Registered Investment Adviser Charged with Inadequate Controls to Prevent Insider Trading
Feb. 4, 2020
File No. 3-19689
February 4, 2020 - The Securities and Exchange Commission today announced settled charges against registered investment adviser Cannell Capital, LLC (CCL) of Alta, Wyoming for not having policies and procedures reasonably designed to prevent the misuse of material nonpublic information.
According to the SEC's order, CCL specializes in investing in the securities of thinly-traded companies with little or no analyst coverage. To understand these securities, it frequently communicated with issuer insiders and others who had access to material nonpublic information. The order finds that from 2014 through October 2019, CCL failed to follow its written policies and procedures by not maintaining a reasonably designed list of securities that members, officers, and employees and their family household members were prohibited from trading after the firm came into possession of potential material nonpublic information. The order also finds that CCL's written policies and procedures were not reasonably designed to prevent misuse of material nonpublic information because they did not address any business-specific risks and lacked any guidance regarding when trading in securities should be restricted.

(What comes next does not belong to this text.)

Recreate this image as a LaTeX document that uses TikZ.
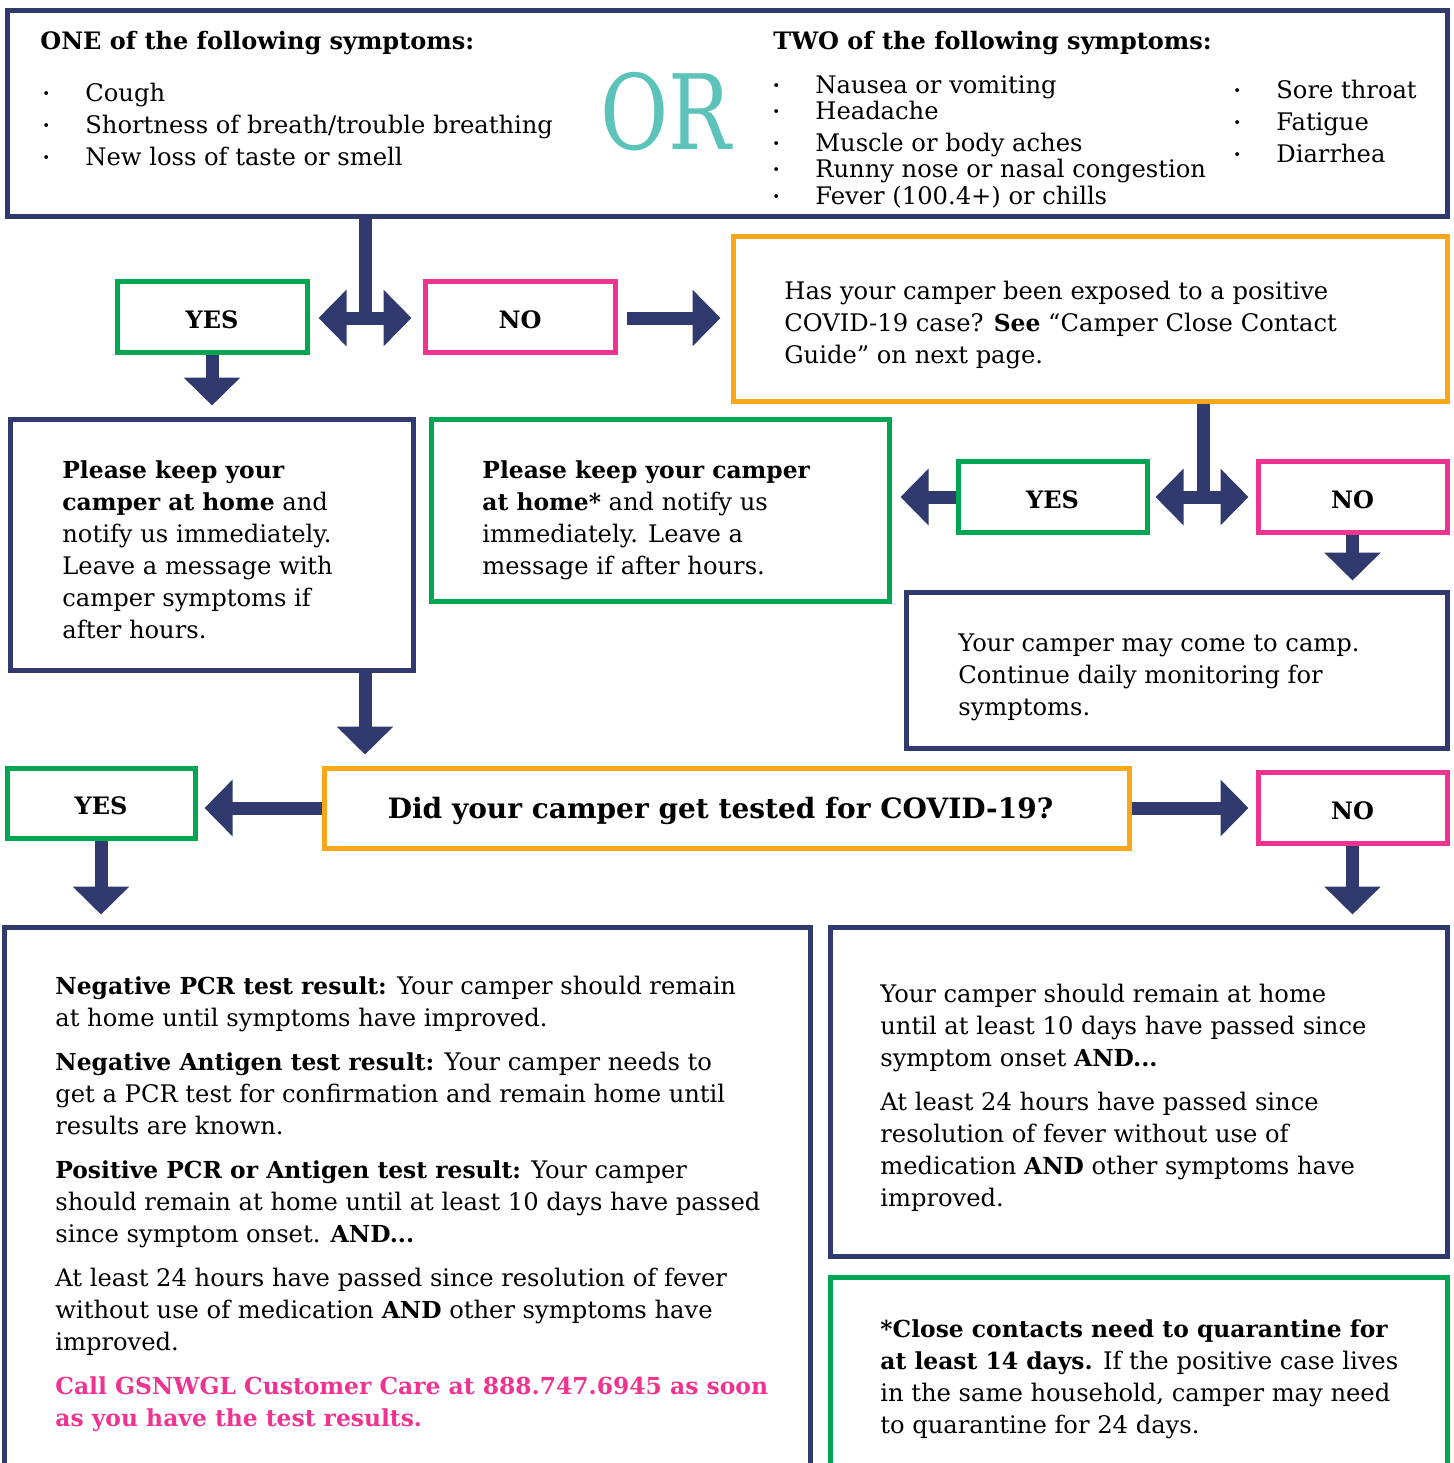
\documentclass[tikz,border=0pt]{standalone}
\usepackage{fontspec}
\usepackage{graphicx}
\setmainfont{DejaVu Serif}
\usetikzlibrary{arrows.meta,fit}

\definecolor{navy}{HTML}{313A6E}
\definecolor{grn}{HTML}{00A651}
\definecolor{pnk}{HTML}{EE3391}
\definecolor{orng}{HTML}{F9A61A}
\definecolor{orcolor}{HTML}{5CC3BB}

\tikzset{
  box/.style={draw, line width=2.5pt, inner sep=0pt},
  navybox/.style={box, draw=navy},
  greenbox/.style={box, draw=grn},
  pinkbox/.style={box, draw=pnk},
  orangebox/.style={box, draw=orng},
  txt/.style={anchor=north west, inner sep=0pt, align=left, font=\fontsize{12.1}{16}\selectfont},
  heading/.style={txt, font=\bfseries\fontsize{12}{16}\selectfont},
  answer/.style={yshift=-1.5pt, font=\bfseries\fontsize{12}{14}\selectfont},
  shaft/.style={draw=navy, line width=6.5pt},
  bigarrow/.style={shaft, -{Triangle[width=27.5pt,length=14pt]}},
  twoway/.style={shaft, {Triangle[width=27.5pt,length=14pt]}-{Triangle[width=27.5pt,length=14pt]}},
}
\newcommand{\bul}{\makebox[21.5pt][l]{\raisebox{0.25ex}{\scalebox{0.55}{•}}}}
\newcommand{\bt}[1]{{\bfseries\fontsize{11.7}{16}\selectfont #1}}

\begin{document}
\begin{tikzpicture}[x=0.5pt,y=-0.5pt]
\useasboundingbox (0,0) rectangle (1453,1463);

% symptoms
\node[navybox, fit={(7,10) (1447,216)}] (top) {};
\node[heading] (one) at (40,31) {ONE of the following symptoms:};
\node[txt] (list1) at (42,83) {\bul Cough\\ \bul Shortness of breath/trouble breathing\\ \bul New loss of taste or smell};
\node[font=\fontsize{52}{52}\selectfont, text=orcolor] (or) at (666,112) {\scalebox{0.8}[1]{OR}};
\node[heading] (two) at (773,31) {TWO of the following symptoms:};
\node[txt] (list2) at (772,75) {\bul Nausea or vomiting\\[-3pt] \bul Headache\\ \bul Muscle or body aches\\[-3pt] \bul Runny nose or nasal congestion\\[-2.5pt] \bul Fever (100.4+) or chills};
\node[txt] (list3) at (1233,80) {\bul Sore throat\\ \bul Fatigue\\ \bul Diarrhea};

% first answer
\coordinate (split1) at (365,318);
\node[greenbox, fit={(117,281) (307,352)}] (yes1) {};
\node[answer] at (yes1.center) {YES};
\node[pinkbox, fit={(425,281) (615,352)}] (no1) {};
\node[answer] at (no1.center) {NO};
\node[orangebox, fit={(733,236) (1447,401)}] (expo) {};
\node[txt] (expotxt) at (784,281) {Has your camper been exposed to a positive\\ COVID-19 case? \bt{See} “Camper Close Contact\\ Guide” on next page.};

\draw[shaft] (top.south -| split1) -- (split1);
\draw[twoway] ([xshift=4.5pt]yes1.east |- split1) -- ([xshift=-5.5pt]no1.west |- split1);
\draw[bigarrow] ([xshift=4.5pt]no1.east |- split1) -- ([xshift=-5pt]expo.west |- split1);

\node[navybox, fit={(10,419) (413,670)}] (keep1) {};
\node[txt] (keep1txt) at (62,460) {\bt{Please keep your}\\ \bt{camper at home} and\\ notify us immediately.\\ Leave a message with\\ camper symptoms if\\ after hours.};
\draw[bigarrow] (yes1.south) -- ([yshift=5.5pt]keep1.north -| yes1.south);

% exposure answer
\coordinate (split2) at (1203,497);
\node[greenbox, fit={(431,419) (889,601)}] (keep2) {};
\node[txt] (keep2txt) at (482,460) {\bt{Please keep your camper}\\ \bt{at home*} and notify us\\ immediately. Leave a\\ message if after hours.};
\node[greenbox, fit={(958,461) (1147,532)}] (yes3) {};
\node[answer] at (yes3.center) {YES};
\node[pinkbox, fit={(1258,461) (1447,532)}] (no3) {};
\node[answer] at (no3.center) {NO};
\node[navybox, fit={(906,592) (1447,748)}] (ok) {};
\node[txt] (oktxt) at (958,633) {Your camper may come to camp.\\ Continue daily monitoring for\\ symptoms.};

\draw[shaft] (expo.south -| split2) -- (split2);
\draw[twoway] ([xshift=3pt]yes3.east |- split2) -- ([xshift=-3.5pt]no3.west |- split2);
\draw[bigarrow] (yes3.west |- split2) -- ([xshift=4.5pt]keep2.east |- split2);
\draw[bigarrow] (no3.south) -- ([yshift=4.5pt]ok.north -| no3.south);

% test question
\node[orangebox, fit={(324,768) (1129,848)}] (q) {};
\node[font=\bfseries\fontsize{14}{16}\selectfont] at ([xshift=-3pt,yshift=-1.5pt]q.center) {Did your camper get tested for COVID-19?};
\node[greenbox, fit={(7,768) (195,838)}] (yes4) {};
\node[answer] at (yes4.center) {YES};
\node[pinkbox, fit={(1258,772) (1447,843)}] (no4) {};
\node[answer] at (no4.center) {NO};
\draw[bigarrow] (split1 |- keep1.south) -- ([yshift=5.5pt]split1 |- q.north);
\draw[bigarrow] (q.west) -- ([xshift=3.5pt]yes4.east |- q.west);
\draw[bigarrow] (q.east) -- ([xshift=-3.5pt]no4.west |- q.east);

% results
\node[navybox, fit={(4,927) (810,1500)}] (res) {};
\node[txt] (restxt) at (55,976) {\bt{Negative PCR test result:} Your camper should remain\\ at home until symptoms have improved.\\[6pt]
\bt{Negative Antigen test result:} Your camper needs to\\ get a PCR test for confirmation and remain home until\\ results are known.\\[6pt]
\bt{Positive PCR or Antigen test result:} Your camper\\ should remain at home until at least 10 days have passed\\ since symptom onset. \bt{AND...}\\[6pt]
At least 24 hours have passed since resolution of fever\\ without use of medication \bt{AND} other symptoms have\\ improved.\\[6pt]
\textcolor{pnk}{\bt{Call GSNWGL Customer Care at 888.747.6945 as soon}}\\ \textcolor{pnk}{\bt{as you have the test results.}}};
\node[navybox, fit={(830,927) (1447,1256)}] (wait) {};
\node[txt] (waittxt) at (880,984) {Your camper should remain at home\\ until at least 10 days have passed since\\ symptom onset \bt{AND...}\\[6pt]
At least 24 hours have passed since\\ resolution of fever without use of\\ medication \bt{AND} other symptoms have\\ improved.};
\node[greenbox, fit={(830,1277) (1447,1500)}] (close) {};
\node[txt] (closetxt) at (880,1319) {\bt{*Close contacts need to quarantine for}\\ \bt{at least 14 days.} If the positive case lives\\ in the same household, camper may need\\ to quarantine for 24 days.};
\draw[bigarrow] (yes4.south) -- ([yshift=5pt]res.north -| yes4.south);
\draw[bigarrow] (no4.south) -- ([yshift=5pt]wait.north -| no4.south);
\end{tikzpicture}
\end{document}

The order finds that CCL violated Section 204A of the Investment Advisers Act of 1940 by failing to establish, maintain, and enforce policies and procedures reasonably designed to prevent the misuse of material, nonpublic information. Without admitting or denying the findings in the SEC's order, CCL consented, to the entry of a cease-and-desist order, a censure, and a $150,000 civil penalty.
The SEC's investigation was conducted by Jennifer R. Turner, Adam S. Ross, and Som P. Dalal and was supervised by Mary S. Brady and Jason J. Burt of the SEC's Denver office. The SEC examination that led to the investigation was conducted by Jonathan M. Warner and John Kyle Holmberg and was supervised by Kenneth L. Bossert, Lisa Byington and Thomas M. Piccone.